Some twenty-five years later, I'm not quite as depressed -- but my love for indie music has never waned. The music business is in serious jeopardy these days. With the decline of CDs and the advent of swapping mp3 files willy-nilly all over the internet, it's tough for a record label to stay in business. In order to best compete and stay viable in the market, the major labels have trimmed their rosters down to the core and put all their money on those artists most homogenized to reach the widest audience possible (see: Ke$ha.)

Meanwhile, struggling acts who don't have MTV looks or banal bubblegum choruses are ignored by the big labels. Their only hope is to get picked up by a fledgling independent label -- the little guys with no capital, no massive marketing departments, and no sales in Wal-Mart. Without indie labels, the world would have never known Kurt Cobain. Oasis might have ended up a bar band. Arcade Fire wouldn't have cleaned up at this year's Grammies.

With all apologies to the ghosts of Mr's. Holly, Valens, & Bopper, last Monday was the day that the music REALLY died.

You've heard about the riots in London, right? Well, what barely made news is that one of the buildings that got torched by rioters was a non-descript warehouse in the Enfield region. But this warehouse just happened to be owned by Sony and operated by Play It Again Sam, the #1 global distributor for indie record labels. MILLIONS of records and CDs were lost in the blaze, including the entire inventories of some of the world's most important indie labels.

I know what you're thinking: The stuff's insured, right? The answer to that is thankfully yes, but it could take MONTHS for replacement stock to arrive. Most indie labels operate on a shoestring, month-to-month basis, and cutting off all sales while they wait for restock could spell the end for some of the most cherished, ground-breaking, and under-appreciated record labels in the world. Among the labels hit by the fire:

- Rough Trade Records, the original home of the Smiths and one of the most seminal labels in the world. Home to The Strokes, The Libertines, Belle & Sebastian, and others. If you see a Rough Trade stamp on a CD, you know it's a great record.

- 4AD Records, the boundary-pushing, storied label that was home to the ethereal dreampop sounds of The Cocteau Twins, Dead Can Dance, The Pixies, and scores of other acts.

- One Little Indian, the label that found an unknown Icelandic band called The Sugarcubes and ended up making their frontwoman (Bjork) a global superstar. Paul McCartney recently left his life-long home of EMI Records and signed exclusive distribution rights of his back and future catalog to One Little Indian.

- Mute Records, worldwide home of Depeche Mode and Erasure.

- Domino Records, one of the hottest indie labels on the planet right now. Home of Franz Ferdinand, Arctic Monkeys, Animal Collective, etc. The brand new Arctic Monkeys single was due out this week - thanks to the fire, it'll never see the light of day.

- WARP Records, perhaps the most innovative dance music record label in history.
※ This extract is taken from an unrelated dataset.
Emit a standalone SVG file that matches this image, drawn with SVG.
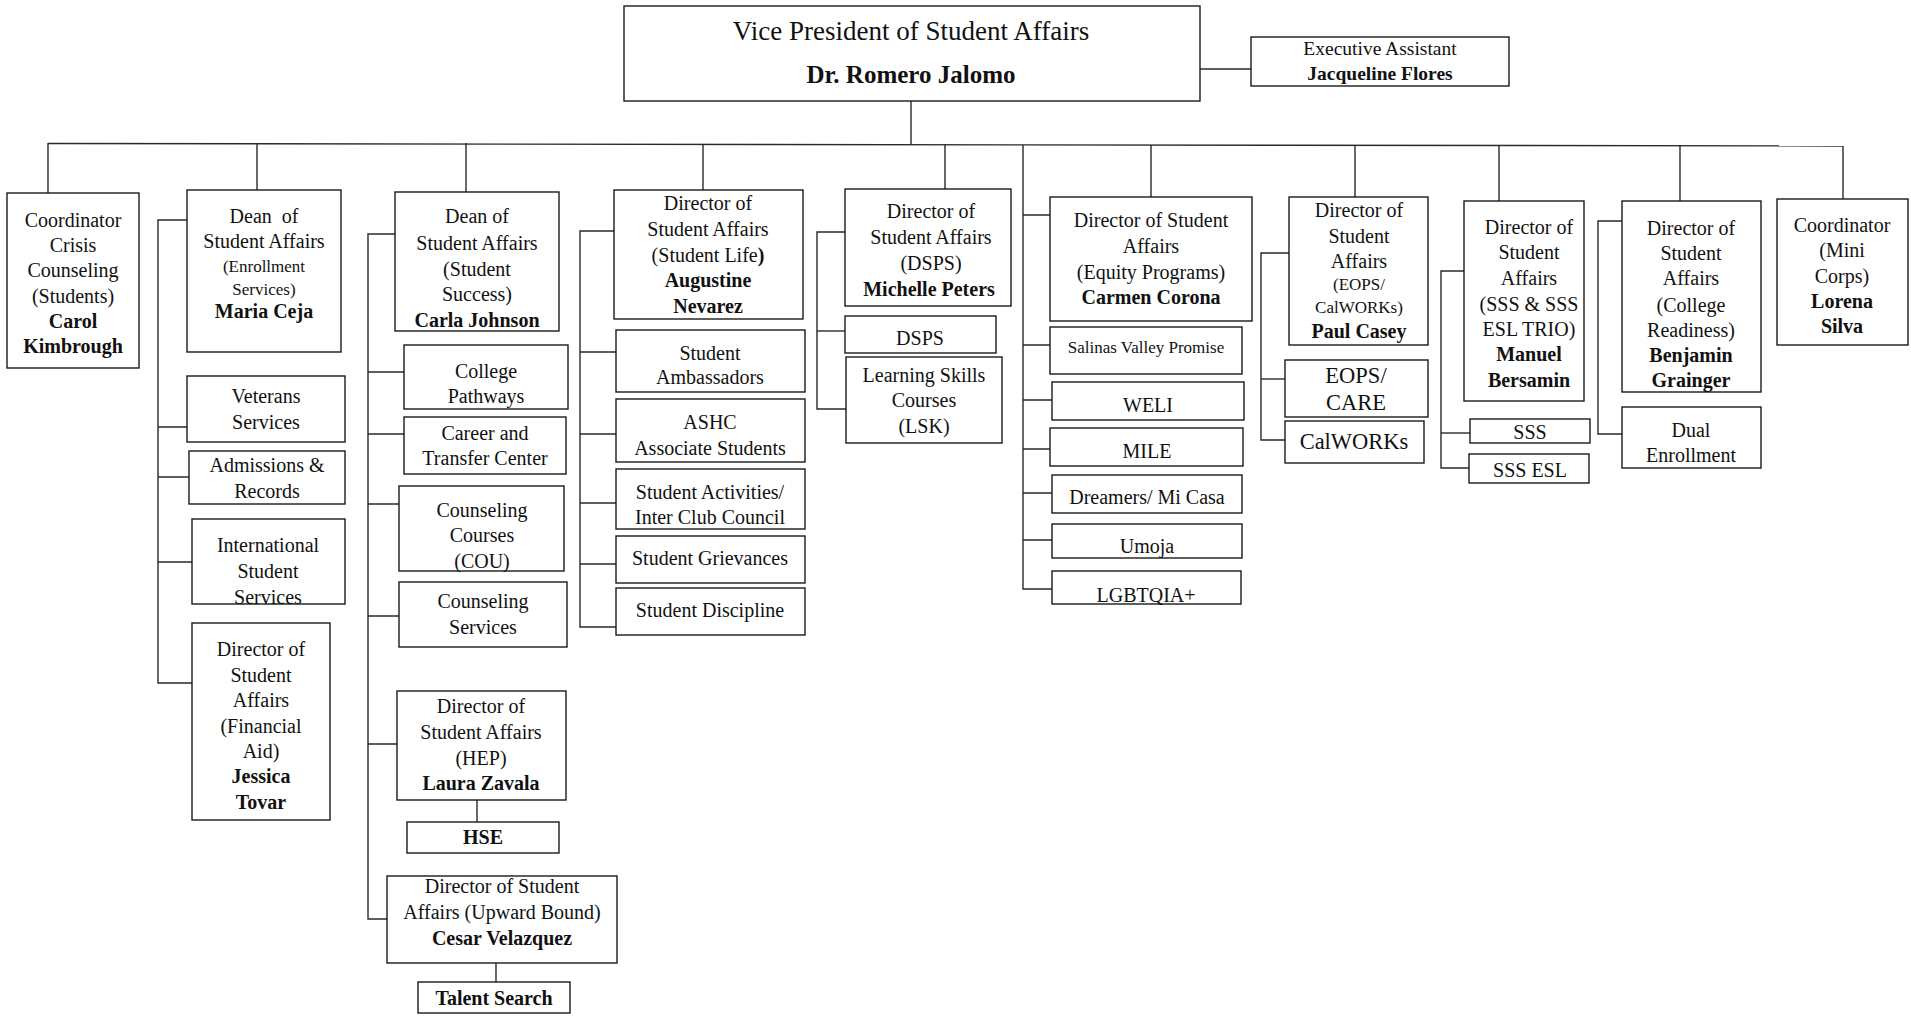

That's just a handful of the labels that have been all but wiped out by the fire. Without the continuation of these small companies (most so small they're run out of bedrooms, basements, and garages,) some of the greatest musical artists out there will remain undiscovered, unheard, and unappreciated.

I've never used this space before to hustle moolah, but this cause is well worth it. The Association for Independent Music has set up an emergency fund to support the labels, and they're urging consumers to hop online and make some digital music download purchases that will help these struggling companies survive until their physical inventory returns. You can go to www.musicindie.com to read about all the labels affected, learn what purchases you can make to help save the indie music industry, or just make a monetary donation that'll go straight to the labels.

Be a music nerd, lend a hand, and help teach those kids in London that the BEST way to rebel isn't with a riot. There's only one time-honored, tried and true way to rebel: Go out and buy a record that you just KNOW your parents will hate. Take it home, crank the volume to 11, and rock out.